Jamie Shaul went back to the building trade after retiring in September

He described professional sport as a "cut-throat business" and said retirement "creeps up on you".

"Another hard thing for players is knowing what you want to do," he added.

"I've done it a different way to everyone else where I went into rugby at the age of 19 and so already had this trade behind me and because I knew I wanted to do this all through my playing career I didn't have to do anything about it, but it is so important.

"Rugby league players don't get paid enough to retire and that's why I'm grafting on site."

Image source, NAtalie Bell / BBC
Image caption,

Josh Bowden is studying to be an electrician as he finishes his final season as a professional player

His former team mate Josh Bowden is still currently playing rugby for Wakefield Trinity.

He has another year on his contract but expects to retire after that and is getting prepared.

"I'm doing all my electrician qualifications," he said.

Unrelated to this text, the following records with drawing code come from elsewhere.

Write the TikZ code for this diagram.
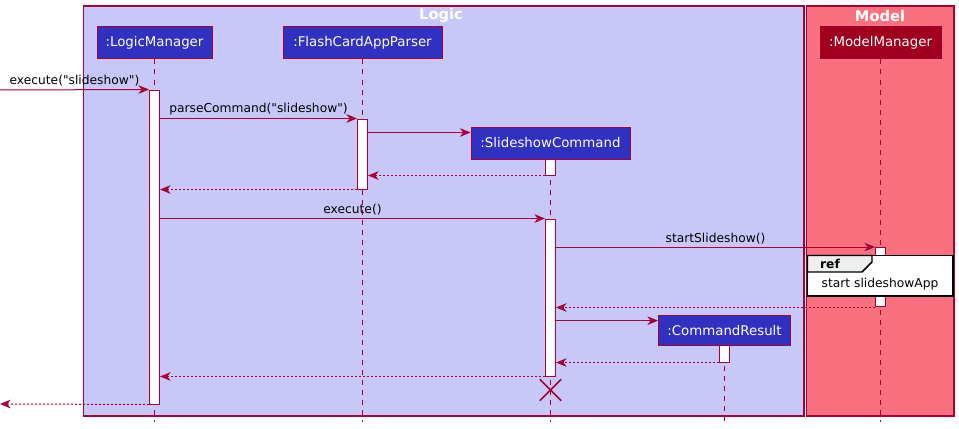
\documentclass[tikz,border=0pt]{standalone}
\usepackage{fontspec}
\setmainfont{DejaVu Sans}
\usetikzlibrary{arrows.meta,positioning,shapes.misc}
\definecolor{umlred}{HTML}{A80036}
\definecolor{logicbg}{HTML}{C8C8F8}
\definecolor{modelbg}{HTML}{F9717F}
\definecolor{partblue}{HTML}{3131C1}
\definecolor{partred}{HTML}{A0001E}
\definecolor{refgray}{HTML}{EEEEEE}

\begin{document}
\begin{tikzpicture}[x=0.75pt,y=-0.75pt,
  every node/.style={font=\fontsize{9.2}{11}\selectfont},
  part/.style={draw=umlred,line width=0.75pt,fill=partblue,text=white,inner sep=0pt,minimum height=24pt,font=\fontsize{10}{12}\selectfont},
  act/.style={draw=umlred,line width=0.75pt,fill=white,inner sep=0pt,minimum width=7.5pt},
  life/.style={umlred,line width=0.75pt,dash pattern=on 3.75pt off 3.75pt},
  msg/.style={umlred,line width=0.75pt,-{Stealth[length=8pt,width=6.5pt,inset=2.5pt]}},
  ret/.style={msg,dash pattern=on 1.5pt off 1.5pt},
  lbl/.style={midway,above,inner sep=2pt,text=black},
  title/.style={font=\fontsize{11}{13}\selectfont\bfseries,text=white}]
\useasboundingbox (0,0) rectangle (959,428);
% Boxes
\draw[umlred,line width=1pt,fill=logicbg] (83.5,6) rectangle (804,416);
\draw[umlred,line width=1pt,fill=modelbg] (806.5,6) rectangle (954,416);
\node[title] (tlogic) at (441,16) {Logic};
\node[title] (tmodel) at (880,16) {Model};
% Participants
\node[part,minimum width=86.25pt] (lm) at (154.5,43) {:LogicManager};
\node[part,minimum width=119.25pt] (fp) at (362.5,43) {:FlashCardAppParser};
\node[part,minimum width=119.25pt] (sc) at (550.5,143) {:SlideshowCommand};
\node[part,minimum width=90.75pt,fill=partred] (mm) at (880.5,43) {:ModelManager};
\node[part,minimum width=99pt,minimum height=23pt] (cr) at (724.5,330.5) {:CommandResult};
\coordinate (bot) at (0,422);
\foreach \n in {lm,fp,sc,mm,cr}
  \draw[life] (\n.south) -- (\n.south |- bot);
% Activations
\node[act,minimum height=235.5pt] (aLM) at (154.5,247) {};
\node[act,minimum height=52.5pt] (aFP) at (362.5,154) {};
\node[act,minimum height=12pt] (aSC1) at (550.5,167) {};
\node[act,minimum height=117.75pt] (aSC2) at (550.5,297.5) {};
\node[act,minimum height=44.6pt] (aMM) at (880.5,277.25) {};
\node[act,minimum height=12.4pt] (aCR) at (724.5,353.75) {};
% Messages
\coordinate (in) at (0,90);
\coordinate (out) at (0,404);
\coordinate (scIn) at ([yshift=-4.5pt]sc.north west);
\coordinate (crIn) at ([yshift=-4.5pt]cr.north west);
\draw[msg] (in) -- (aLM.north west) node[lbl] (l1) {execute(\textquotedbl slideshow\textquotedbl)};
\draw[msg] (aLM.east |- aFP.north) -- (aFP.north west) node[lbl] (l2) {parseCommand(\textquotedbl slideshow\textquotedbl)};
\draw[msg] (aFP.east |- scIn) -- (scIn);
\draw[ret] (aSC1.south west) -- (aFP.east |- aSC1.south west);
\draw[ret] (aFP.south west) -- (aLM.east |- aFP.south west);
\draw[msg] (aLM.east |- aSC2.north) -- (aSC2.north west) node[lbl] (l3) {execute()};
\draw[msg] (aSC2.east |- aMM.north) -- (aMM.north west) node[lbl] (l4) {startSlideshow()};
\draw[ret] (aMM.south west) -- (aSC2.east |- aMM.south west);
\draw[msg] (aSC2.east |- crIn) -- (crIn);
\draw[ret] (aCR.south west) -- (aSC2.east |- aCR.south west);
\draw[ret] (aSC2.south west) -- (aLM.east |- aSC2.south west);
\draw[ret] (aLM.south west) -- (out);
\node[cross out,draw=umlred,line width=1.1pt,minimum size=15pt,inner sep=0pt] (kill) at (550.5,390) {};
% Ref frame
\draw[line width=1.1pt,fill=white] (807.5,255.5) rectangle (953,296);
\draw[line width=1.1pt,fill=refgray] (807.5,255.5) -- (872,255.5) -- (872,262) -- (862,272) -- (807.5,272) -- cycle;
\node[font=\fontsize{9.2}{11}\selectfont\bfseries] (refl) at (830,264) {ref};
\node (refbody) at (880,284) {start slideshowApp};
\end{tikzpicture}
\end{document}
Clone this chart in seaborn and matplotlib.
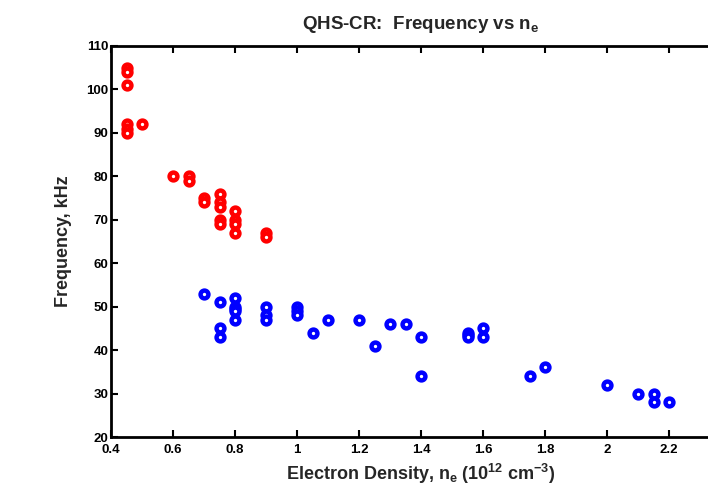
import numpy as np
import pandas as pd
import matplotlib
matplotlib.use('Agg')
import matplotlib.pyplot as plt
import seaborn as sns

# --- data ---
red_ne = [0.45, 0.45, 0.45, 0.45, 0.45, 0.45, 0.5,
          0.6, 0.65, 0.65, 0.7, 0.7,
          0.75, 0.75, 0.75, 0.75, 0.75,
          0.8, 0.8, 0.8, 0.8, 0.9, 0.9]
red_freq = [105, 104, 101, 92, 91, 90, 92,
            80, 80, 79, 75, 74,
            76, 74, 73, 70, 69,
            72, 70, 69, 67, 67, 66]

blue_ne = [0.7, 0.75, 0.75, 0.75, 0.8, 0.8, 0.8, 0.8, 0.8,
           0.9, 0.9, 0.9, 1.0, 1.0, 1.0, 1.05, 1.1, 1.2, 1.25,
           1.3, 1.35, 1.4, 1.4, 1.55, 1.55, 1.55, 1.6, 1.6,
           1.75, 1.8, 2.0, 2.1, 2.15, 2.15, 2.2]
blue_freq = [53, 51, 45, 43, 52, 50, 49.5, 49, 47,
             50, 48, 47, 50, 49, 48, 44, 47, 47, 41,
             46, 46, 43, 34, 44, 43.5, 43, 45, 43,
             34, 36, 32, 30, 30, 28, 28]

x_ticks = [0.4, 0.6, 0.8, 1.0, 1.2, 1.4, 1.6, 1.8, 2.0, 2.2, 2.4]
x_tick_labels = ['0.4', '0.6', '0.8', '1', '1.2', '1.4', '1.6', '1.8', '2', '2.2', '']
y_ticks = list(range(20, 111, 10))

df_red = pd.DataFrame({'ne': red_ne, 'freq': red_freq})
df_blue = pd.DataFrame({'ne': blue_ne, 'freq': blue_freq})

# --- style ---
sns.set_style("white")
plt.rcParams['font.family'] = ['Liberation Sans', 'DejaVu Sans']
plt.rcParams['font.weight'] = 'bold'
plt.rcParams['mathtext.fontset'] = 'custom'
plt.rcParams['mathtext.rm'] = 'Liberation Sans:bold'
plt.rcParams['mathtext.it'] = 'Liberation Sans:bold'
plt.rcParams['mathtext.bf'] = 'Liberation Sans:bold'

fig = plt.figure(figsize=(7.08, 4.90), dpi=100)
# axes runs past the right edge of the figure, like the cropped original
ax = fig.add_axes([111 / 708, 53 / 490, 620 / 708, 391 / 490])

sns.scatterplot(data=df_red, x='ne', y='freq', ax=ax, marker='o', s=32,
                facecolor='white', edgecolor='#ff0000', linewidth=3.2, legend=False)
sns.scatterplot(data=df_blue, x='ne', y='freq', ax=ax, marker='o', s=32,
                facecolor='white', edgecolor='#0000ff', linewidth=3.2, legend=False)

ax.set_xlim(0.4, 2.4)
ax.set_ylim(20, 110)
ax.set_xticks(x_ticks)
ax.set_xticklabels(x_tick_labels)
ax.set_yticks(y_ticks)
ax.tick_params(direction='in', length=5, width=1.5, labelsize=9.5, pad=2,
               top=True, bottom=True, left=True, right=True, colors='black')
ax.tick_params(axis='x', pad=5)
for lab in ax.get_xticklabels() + ax.get_yticklabels():
    lab.set_fontweight('bold')
for sp in ax.spines.values():
    sp.set_linewidth(2)
    sp.set_color('black')

ax.set_xlabel(r'Electron Density, n$_e$ (10$^{12}$ cm$^{-3}$)', fontsize=13,
              fontweight='bold', labelpad=4)
ax.set_ylabel('Frequency, kHz', fontsize=13, fontweight='bold', labelpad=10)
ax.set_title(r'QHS-CR:  Frequency vs n$_e$', fontsize=13.5, fontweight='bold', pad=12)

fig.savefig('out.png', dpi=100)
plt.close(fig)
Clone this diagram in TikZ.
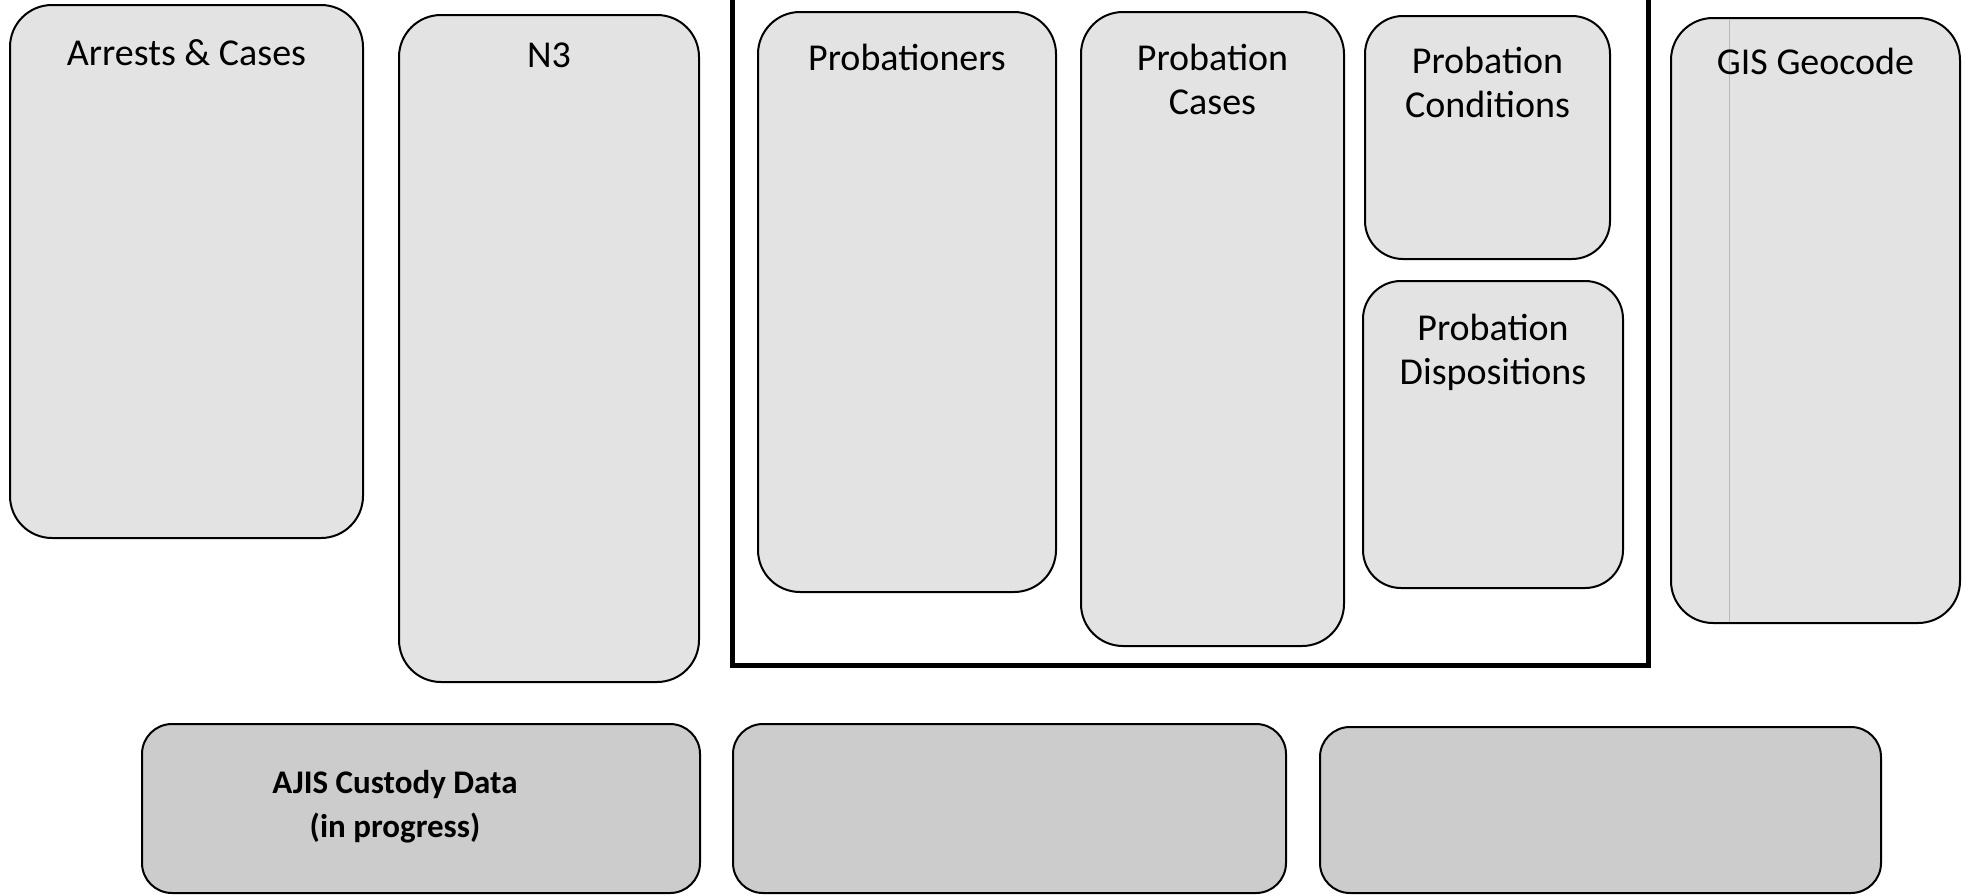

"I started that last year so hopefully once I've completed this I can go straight into work.

"I started my journey of doing electrician qualifications before I started playing professional rugby but then I got a call and got asked to sign full time.

"I really wish I did carry on doing my qualifications so I didn't have to do these two or three years now and doing all the extra hours after training and I'd be fully qualified now.

"I'd stress to players coming through the importance of getting a trade behind them or at least do something so they have a backup plan after rugby because most people can't retire off a rugby career."

Image source, NAtalie Bell / BBC
Image caption,

Reece Lyne plans to open a sports centre for disadvantaged young people in Hull

Reece Lyne was signed by Hull FC at the age of 15 and went full time a year later before moving onto Wakefield Trinity where he spent the rest of his career.

He retired this season and is now in the process of setting up a centre for disadvantaged young people in Hull and wants to help them turn their lives around through sport.

The 31-year-old said: "Your whole life up until now has just been rugby, rugby, rugby and then all of a sudden it's like restarting your life again at 30, mid-30s and you don't really know what you want to do.

"As a youngster, you think retirement is a life time away but sitting here now, 13 years on from the start of my career, and it's come round in the blink of an eye.

"As a young kid, all you want to do is go into that full time environment, Hull FC offered me that opportunity and it's not something you're going to pass because that's your dream.

"I didn't really have anything to fall back on so if I'd have got a career-ending injury or have this opportunity I have now, I'd still be scratching the surfaces now trying to find something and that's when you're forced into doing something you don't really want to do."